The mounting threat of plastic pollution has led the researchers at the Massachusetts Institute of Technology to come up with an ingenious solution to recycle plastic bags and wraps into textiles.  

According to reports, 380 million tons of plastic is produced globally every year, out of which 35.7 million tons is used by the US alone. While a plastic bag is used for approximately 12 minutes, it can take up to 500 years or more to decompose in a landfill. Thus, it’s no surprise why the dead weight of plastic is increasing at a staggering rate, putting the ecological balance of the planet at stake.  

Besides plastic, cotton, a staple commodity in the textile industry, also poses an imminent threat to the ecosystem. The fluffy natural fiber alone consumes about 4% of the world’s pesticides in cultivation, which leads to the contamination of soil and groundwater. 

Keeping in mind the adverse ecological outcomes caused by widespread plastic pollution and the use of pesticides in cotton cultivation, scientists at MIT are considering the possibility of developing sportswear, shoes, army uniforms, and even spacesuits by recycling plastic bags. If made possible, it would bring about a huge transformation in the fashion industry as apparel made out of recycled plastic would be extremely durable, dirt-resistant, and can be washed in just 10 minutes on a cold cycle. 

“Once someone throws a plastic bag in the ocean, that’s a problem. Those bags could easily be recycled, and if you can make polyethylene into a sneaker or a hoodie, it would make economic sense to pick up these bags and recycle them,” says Dr. Svetlana Boriskina, a research scientist at MIT’s Department of Mechanical Engineering, in a statement

The engineers have found a way to spin polyethylene into fibers and yarn obtained from spaghetti strings and weaved in a way that it wicks away water and perspiration. The researched came up with the yarn by testing the wicking ability of cotton, nylon and polyester by dipping strips in water and measuring the time it took for the liquid to get absorbed.  

It has been found that polyethylene did lose some of its wicking ability after repeated wetting, but the material can be rejuvenated with some friction and exposure to ultraviolet light. Dr. Boriskana also stated that polyethylene has a lower melting temperature and therefore costs less energy to produce. 

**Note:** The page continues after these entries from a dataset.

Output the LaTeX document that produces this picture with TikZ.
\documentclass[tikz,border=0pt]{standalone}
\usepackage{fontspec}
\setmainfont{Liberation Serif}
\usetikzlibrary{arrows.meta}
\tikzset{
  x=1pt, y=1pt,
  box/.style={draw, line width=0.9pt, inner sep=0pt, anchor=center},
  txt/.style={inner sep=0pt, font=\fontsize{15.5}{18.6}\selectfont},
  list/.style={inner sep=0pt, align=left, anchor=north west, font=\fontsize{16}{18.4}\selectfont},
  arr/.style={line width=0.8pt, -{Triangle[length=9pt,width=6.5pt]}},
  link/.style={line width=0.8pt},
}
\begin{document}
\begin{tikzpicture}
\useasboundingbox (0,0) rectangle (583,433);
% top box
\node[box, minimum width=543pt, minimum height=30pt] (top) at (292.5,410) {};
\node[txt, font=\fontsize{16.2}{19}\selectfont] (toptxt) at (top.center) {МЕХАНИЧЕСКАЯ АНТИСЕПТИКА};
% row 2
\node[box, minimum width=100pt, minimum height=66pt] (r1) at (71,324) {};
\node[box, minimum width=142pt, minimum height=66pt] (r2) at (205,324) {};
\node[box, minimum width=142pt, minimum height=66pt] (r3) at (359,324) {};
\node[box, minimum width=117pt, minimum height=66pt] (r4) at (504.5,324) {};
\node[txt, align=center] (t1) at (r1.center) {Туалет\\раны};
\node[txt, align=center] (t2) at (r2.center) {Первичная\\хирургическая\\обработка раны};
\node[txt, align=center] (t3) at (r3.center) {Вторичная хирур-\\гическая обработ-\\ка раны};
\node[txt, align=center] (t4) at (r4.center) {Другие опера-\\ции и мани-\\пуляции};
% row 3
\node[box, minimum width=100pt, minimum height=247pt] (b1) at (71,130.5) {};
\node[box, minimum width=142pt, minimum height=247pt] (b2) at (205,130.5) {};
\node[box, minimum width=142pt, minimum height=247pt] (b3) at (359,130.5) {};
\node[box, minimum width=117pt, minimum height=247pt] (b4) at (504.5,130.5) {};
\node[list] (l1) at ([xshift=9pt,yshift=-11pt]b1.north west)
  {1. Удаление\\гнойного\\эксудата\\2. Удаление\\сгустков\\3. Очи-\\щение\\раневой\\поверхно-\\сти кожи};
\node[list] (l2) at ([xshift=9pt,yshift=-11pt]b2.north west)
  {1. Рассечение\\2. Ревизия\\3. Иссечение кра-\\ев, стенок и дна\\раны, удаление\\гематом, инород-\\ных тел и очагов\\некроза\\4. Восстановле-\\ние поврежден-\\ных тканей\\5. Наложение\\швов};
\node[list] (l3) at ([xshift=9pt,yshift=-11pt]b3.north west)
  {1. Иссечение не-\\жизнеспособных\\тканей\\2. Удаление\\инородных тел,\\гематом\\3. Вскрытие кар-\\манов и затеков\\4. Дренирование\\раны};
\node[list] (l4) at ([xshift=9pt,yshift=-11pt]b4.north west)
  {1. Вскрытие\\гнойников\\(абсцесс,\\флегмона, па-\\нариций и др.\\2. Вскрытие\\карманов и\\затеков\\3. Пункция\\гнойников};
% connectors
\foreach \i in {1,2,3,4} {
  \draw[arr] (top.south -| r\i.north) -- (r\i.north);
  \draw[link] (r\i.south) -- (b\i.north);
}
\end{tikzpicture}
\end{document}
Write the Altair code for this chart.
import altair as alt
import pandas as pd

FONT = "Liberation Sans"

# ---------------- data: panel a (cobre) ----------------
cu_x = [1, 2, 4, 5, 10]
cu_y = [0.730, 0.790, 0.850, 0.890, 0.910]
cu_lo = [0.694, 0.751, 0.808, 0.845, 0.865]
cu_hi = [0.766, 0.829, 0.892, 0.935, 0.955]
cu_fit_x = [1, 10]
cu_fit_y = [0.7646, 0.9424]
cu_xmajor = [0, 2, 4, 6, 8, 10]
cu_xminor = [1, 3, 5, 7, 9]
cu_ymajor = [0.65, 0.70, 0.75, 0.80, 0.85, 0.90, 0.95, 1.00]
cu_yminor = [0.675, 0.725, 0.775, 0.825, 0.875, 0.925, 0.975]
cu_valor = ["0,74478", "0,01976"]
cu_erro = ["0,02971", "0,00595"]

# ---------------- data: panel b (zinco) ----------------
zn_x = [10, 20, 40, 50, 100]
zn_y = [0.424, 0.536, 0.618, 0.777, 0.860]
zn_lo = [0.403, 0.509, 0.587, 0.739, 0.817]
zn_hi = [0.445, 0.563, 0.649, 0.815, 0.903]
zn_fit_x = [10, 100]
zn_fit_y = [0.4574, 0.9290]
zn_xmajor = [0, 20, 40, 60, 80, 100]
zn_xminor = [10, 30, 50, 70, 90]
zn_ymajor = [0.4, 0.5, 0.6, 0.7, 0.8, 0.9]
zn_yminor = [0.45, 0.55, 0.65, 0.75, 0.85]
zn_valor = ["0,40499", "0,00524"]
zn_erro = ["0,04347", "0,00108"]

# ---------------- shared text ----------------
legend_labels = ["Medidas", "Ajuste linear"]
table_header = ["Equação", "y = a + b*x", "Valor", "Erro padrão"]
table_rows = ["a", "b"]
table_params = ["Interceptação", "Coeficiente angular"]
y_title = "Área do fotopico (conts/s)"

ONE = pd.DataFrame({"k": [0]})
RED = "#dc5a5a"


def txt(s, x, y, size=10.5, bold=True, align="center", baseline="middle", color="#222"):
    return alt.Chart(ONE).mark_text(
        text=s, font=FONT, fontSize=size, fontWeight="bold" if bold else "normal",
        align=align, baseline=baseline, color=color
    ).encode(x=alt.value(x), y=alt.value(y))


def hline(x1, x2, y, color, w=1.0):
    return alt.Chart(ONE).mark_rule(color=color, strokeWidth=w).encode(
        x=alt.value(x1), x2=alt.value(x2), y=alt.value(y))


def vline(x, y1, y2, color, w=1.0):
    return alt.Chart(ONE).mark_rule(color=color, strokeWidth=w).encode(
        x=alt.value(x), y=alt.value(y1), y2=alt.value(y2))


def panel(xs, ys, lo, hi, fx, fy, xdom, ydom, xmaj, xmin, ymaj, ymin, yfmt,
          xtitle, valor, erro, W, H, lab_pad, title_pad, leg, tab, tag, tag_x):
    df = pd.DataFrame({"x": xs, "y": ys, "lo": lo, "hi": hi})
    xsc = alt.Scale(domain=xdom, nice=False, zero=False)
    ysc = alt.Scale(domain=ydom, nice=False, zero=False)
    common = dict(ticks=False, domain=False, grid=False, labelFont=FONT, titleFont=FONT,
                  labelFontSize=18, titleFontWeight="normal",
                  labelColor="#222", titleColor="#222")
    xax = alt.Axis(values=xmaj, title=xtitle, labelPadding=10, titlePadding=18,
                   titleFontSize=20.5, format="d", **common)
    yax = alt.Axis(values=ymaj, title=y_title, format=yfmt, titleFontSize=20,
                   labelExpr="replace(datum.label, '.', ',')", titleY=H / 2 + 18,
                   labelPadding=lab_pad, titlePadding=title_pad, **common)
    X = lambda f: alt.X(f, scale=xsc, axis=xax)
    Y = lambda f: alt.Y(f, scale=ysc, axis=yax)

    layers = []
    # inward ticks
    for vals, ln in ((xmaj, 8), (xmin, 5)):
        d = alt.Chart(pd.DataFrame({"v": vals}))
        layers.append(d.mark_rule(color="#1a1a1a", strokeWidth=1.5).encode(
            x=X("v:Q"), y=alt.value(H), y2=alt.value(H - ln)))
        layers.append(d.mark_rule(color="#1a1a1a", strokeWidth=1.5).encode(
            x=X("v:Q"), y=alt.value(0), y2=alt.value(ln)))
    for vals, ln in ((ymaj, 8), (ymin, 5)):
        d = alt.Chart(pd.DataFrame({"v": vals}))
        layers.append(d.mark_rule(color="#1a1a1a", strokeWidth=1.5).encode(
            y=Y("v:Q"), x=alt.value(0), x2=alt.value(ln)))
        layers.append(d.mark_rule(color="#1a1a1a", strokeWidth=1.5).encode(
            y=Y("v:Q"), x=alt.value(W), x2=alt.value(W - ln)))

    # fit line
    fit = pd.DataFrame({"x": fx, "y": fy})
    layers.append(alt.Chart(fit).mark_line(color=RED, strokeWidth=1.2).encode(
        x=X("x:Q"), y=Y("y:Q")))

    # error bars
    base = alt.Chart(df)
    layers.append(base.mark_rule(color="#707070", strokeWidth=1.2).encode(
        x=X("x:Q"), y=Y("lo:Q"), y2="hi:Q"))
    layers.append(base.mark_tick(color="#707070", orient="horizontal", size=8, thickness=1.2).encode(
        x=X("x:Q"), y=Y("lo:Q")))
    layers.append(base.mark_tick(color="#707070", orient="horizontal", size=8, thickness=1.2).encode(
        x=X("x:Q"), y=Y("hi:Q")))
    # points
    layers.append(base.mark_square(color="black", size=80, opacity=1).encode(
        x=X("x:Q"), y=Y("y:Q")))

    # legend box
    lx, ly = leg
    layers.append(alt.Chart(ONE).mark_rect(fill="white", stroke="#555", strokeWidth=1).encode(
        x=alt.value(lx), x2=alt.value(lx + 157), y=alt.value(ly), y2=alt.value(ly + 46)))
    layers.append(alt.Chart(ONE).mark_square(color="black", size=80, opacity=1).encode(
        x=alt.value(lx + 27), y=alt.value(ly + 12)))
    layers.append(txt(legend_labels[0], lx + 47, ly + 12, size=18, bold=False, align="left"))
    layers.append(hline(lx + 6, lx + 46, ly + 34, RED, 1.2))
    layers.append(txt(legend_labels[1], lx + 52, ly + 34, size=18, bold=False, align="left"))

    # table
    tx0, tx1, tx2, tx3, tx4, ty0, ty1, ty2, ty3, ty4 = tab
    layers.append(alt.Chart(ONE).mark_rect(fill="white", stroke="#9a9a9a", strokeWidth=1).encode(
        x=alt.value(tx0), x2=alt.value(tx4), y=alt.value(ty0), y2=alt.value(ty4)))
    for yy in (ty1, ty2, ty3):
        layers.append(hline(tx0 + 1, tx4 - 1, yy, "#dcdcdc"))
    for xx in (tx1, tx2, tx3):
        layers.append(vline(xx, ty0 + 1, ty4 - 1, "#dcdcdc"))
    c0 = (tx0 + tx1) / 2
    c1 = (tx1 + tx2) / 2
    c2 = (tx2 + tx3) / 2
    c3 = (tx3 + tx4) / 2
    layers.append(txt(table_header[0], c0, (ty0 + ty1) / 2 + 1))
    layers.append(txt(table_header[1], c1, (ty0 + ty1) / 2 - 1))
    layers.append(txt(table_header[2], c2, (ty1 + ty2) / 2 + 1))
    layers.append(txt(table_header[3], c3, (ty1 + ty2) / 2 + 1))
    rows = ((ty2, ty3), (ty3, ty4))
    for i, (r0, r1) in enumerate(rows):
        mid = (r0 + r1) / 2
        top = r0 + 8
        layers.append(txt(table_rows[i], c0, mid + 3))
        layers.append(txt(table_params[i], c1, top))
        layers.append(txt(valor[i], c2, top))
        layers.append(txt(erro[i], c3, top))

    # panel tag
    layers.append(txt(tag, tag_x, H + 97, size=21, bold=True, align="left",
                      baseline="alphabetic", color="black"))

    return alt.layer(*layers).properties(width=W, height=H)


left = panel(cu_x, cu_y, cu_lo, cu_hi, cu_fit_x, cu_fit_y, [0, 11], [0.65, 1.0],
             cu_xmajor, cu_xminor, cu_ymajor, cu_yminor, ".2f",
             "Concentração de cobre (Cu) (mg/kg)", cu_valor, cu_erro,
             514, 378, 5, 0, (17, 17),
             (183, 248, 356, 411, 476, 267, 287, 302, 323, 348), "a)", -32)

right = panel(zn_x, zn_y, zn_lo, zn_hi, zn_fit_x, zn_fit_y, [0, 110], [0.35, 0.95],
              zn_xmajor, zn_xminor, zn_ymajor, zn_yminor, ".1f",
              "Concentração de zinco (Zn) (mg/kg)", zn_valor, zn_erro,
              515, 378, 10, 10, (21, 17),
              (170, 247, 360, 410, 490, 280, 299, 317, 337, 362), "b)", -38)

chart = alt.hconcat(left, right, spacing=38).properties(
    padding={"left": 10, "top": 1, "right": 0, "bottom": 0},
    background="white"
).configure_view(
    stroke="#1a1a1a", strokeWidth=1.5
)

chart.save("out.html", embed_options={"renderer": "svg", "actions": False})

“Synthesis of raw polyethylene releases less greenhouse gas and waste heat than synthesis of more conventional textile materials such as polyester or nylon. Polyethylene is difficult to get dirty, and could wash it on the cold cycle for 10 minutes, versus washing cotton on the hot cycle for an hour. Cotton also takes a lot of land, fertilizer, and water to grow, and is treated with harsh chemicals, which all produce a huge ecological footprint,” says Dr. Boriskina. “It doesn’t get dirty because nothing sticks to it. You could wash polyethyelene on the cold cycle for 10 minutes, versus washing cotton on the hot cycle for an hour.” 

The research is supported in parts by the U.S Army Research Office, the Advanced Functional Fabrics of America Institute, MIT International Science and Technology Initiatives, the MIT Deshpande Center, and the MIT-Tecnológico de Monterrey Nanotechnology Program.